In short, it’s a flat-out masterpiece of action cinema – an instant classic of kinetic filmmaking. Miller and his cinematographer, John Seale – who came out of retirement to frame this mayhem – balance motion, speed and clarity, building propulsive battle sequences that are only improved by giving the audience a clear understanding of who is where and doing what in any given moment. Action fans are going to find themselves in paroxysms of joy.
All this violence takes place in a wonderfully detailed and textured world where iconography stands in place of detailed characterisation and telling details do the work of reams of dialogue (in point of fact, the dialogue is the film’s biggest liability – the less that is said, the better the movie is). The Mad Max films popularised the notion of the post-apocalyptic scavenger society, all jury-rigged gear, chimeric, kit-bashed vehicles and fetishistic punk fashions, and we get more of the same here, only cranked up to eleven. Fury Road has a grander sense of scale than the last three films combined, not only in terms of size, such as the desolate grandeur of Immortan Joe’s mesa fortress or the sweeping vistas the bizarre vehicles charge across,but the sheer, insane extremes of character, culture and costuming we’re treated to. The whole film is a parade of freaks and grotesqueries- and I mean that in the best possible way, with minimal lip service being paid to such tiresome ideals as “realism” and “plausibility.” the whole thing feels like an overblown, anarchic, hyper-violent comic strip – no doubt owing a good chunk of that sensibility to co-writer Brendan McCarthy, himself a veteran of cult British sci-fi comic 2000 AD.
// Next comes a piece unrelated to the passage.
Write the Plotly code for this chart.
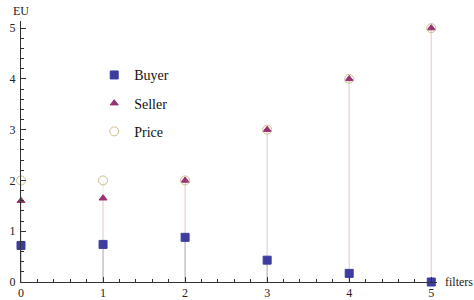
import plotly.graph_objects as go

filters = [0, 1, 2, 3, 4, 5]
buyer = [0.72, 0.74, 0.88, 0.43, 0.17, 0.0]
seller = [1.6, 1.65, 2.0, 3.0, 4.0, 5.0]
price = [2.0, 2.0, 2.0, 3.0, 4.0, 5.0]

series = [
    ("Buyer", buyer, "rgb(61,61,160)", "square", 8, "rgba(61,61,153,0.2)"),
    ("Seller", seller, "rgb(153,50,113)", "triangle-up", 7, "rgba(153,61,113,0.15)"),
    ("Price", price, "rgb(205,190,140)", "circle-open", 9, "rgba(170,150,70,0.14)"),
]

fig = go.Figure()

# stems (filling to axis)
for name, vals, col, sym, sz, stemcol in series:
    xs, ys = [], []
    for xv, yv in zip(filters, vals):
        xs += [xv, xv, None]
        ys += [0, yv, None]
    fig.add_trace(go.Scatter(x=xs, y=ys, mode="lines", line=dict(color=stemcol, width=1.3),
                             showlegend=False, hoverinfo="skip", cliponaxis=False))

for name, vals, col, sym, sz, stemcol in series:
    fig.add_trace(go.Scatter(x=filters, y=vals, mode="markers", name=name, legendgroup=name,
                             marker=dict(symbol=sym, size=sz, color=col,
                                         line=dict(color=col, width=1)),
                             cliponaxis=False))

font = dict(family="Liberation Serif, Times New Roman, serif", size=12, color="#222")

fig.update_layout(
    width=474, height=300,
    margin=dict(l=21, r=37, t=21, b=18, autoexpand=False),
    plot_bgcolor="white", paper_bgcolor="white",
    font=font,
    showlegend=True,
    legend=dict(x=0.176, y=0.853, xanchor="left", yanchor="top",
                font=dict(family="Liberation Serif, serif", size=14, color="#111"),
                bgcolor="rgba(0,0,0,0)", tracegroupgap=7, itemwidth=30),
    xaxis=dict(range=[0, 5.07], showgrid=False, zeroline=False, automargin=False,
               showline=True, linecolor="#333", linewidth=1,
               ticks="inside", ticklen=5, tickcolor="#333", tickwidth=1,
               tickvals=filters, ticktext=[str(v) for v in filters],
               minor=dict(dtick=0.2, ticks="inside", ticklen=3, tickcolor="#333", tickwidth=1),
               tickfont=font, ticklabelstandoff=0),
    yaxis=dict(range=[0, 5.14], showgrid=False, zeroline=False, automargin=False,
               showline=True, linecolor="#333", linewidth=1,
               ticks="inside", ticklen=5, tickcolor="#333", tickwidth=1,
               tickvals=[0, 1, 2, 3, 4, 5],
               minor=dict(dtick=0.2, ticks="inside", ticklen=3, tickcolor="#333", tickwidth=1),
               tickfont=font, ticklabelstandoff=2),
    annotations=[
        dict(text="EU", xref="paper", yref="paper", x=0.0, y=1.0, yshift=10,
             xanchor="center", yanchor="middle", showarrow=False, font=font),
        dict(text="filters", xref="paper", yref="paper", x=1.0, y=0.0, xshift=6,
             xanchor="left", yanchor="middle", showarrow=False, font=font),
    ],
)

fig.write_html("out.html", config={"displayModeBar": False},
               post_script="document.body.style.margin='0';document.body.style.overflow='hidden';")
For some viewers the most disturbing freak in the sideshow might be Max himself, with Hardy deciding to take the “Mad” in his moniker to mean “crazy” more than “angry.” Hardy’s Max is haunted by his past failure to save people who relied on him and poorly socialised to boot – you get the sense he’s been out there for a long time. His performance is much more vulnerable and eccentric than old fans may like – don’t expect a replay of Gibson’s hyper-competent survivalist.
The character who most fits that mould, in fact, is Furiosa – an instantly iconic figure with her clunky robot arm and clear-eyed death stare. In many ways Furiosa is the protagonist of the film, with Max simply caught up in the wake of the reformed marauder’s quest for redemption; indeed, some of the MRA crowd are already getting worked up over the character’s prominence, agency and generally badassedness, but fuck those guys right in the ear – what do they know?
What I know, however, is that Fury Road is a great, great film – a bold, bombastic slice of frenetic, kinetic madness whose simple chase structure belies a wealth of rich subtext and mythic resonance (something I haven’t even touched on here – there are three essays I want to write about this damn movie already). We’re so used to seeing old franchises reheated for purely financial reasons – hi, Terminator! – that it’s almost hard to believe we just got gifted with something this good – a re-imagining of a venerated property that manages to elevate not only its own material but the very genre it’s working in.
Yes, Mad Max: Fury Road really is that good.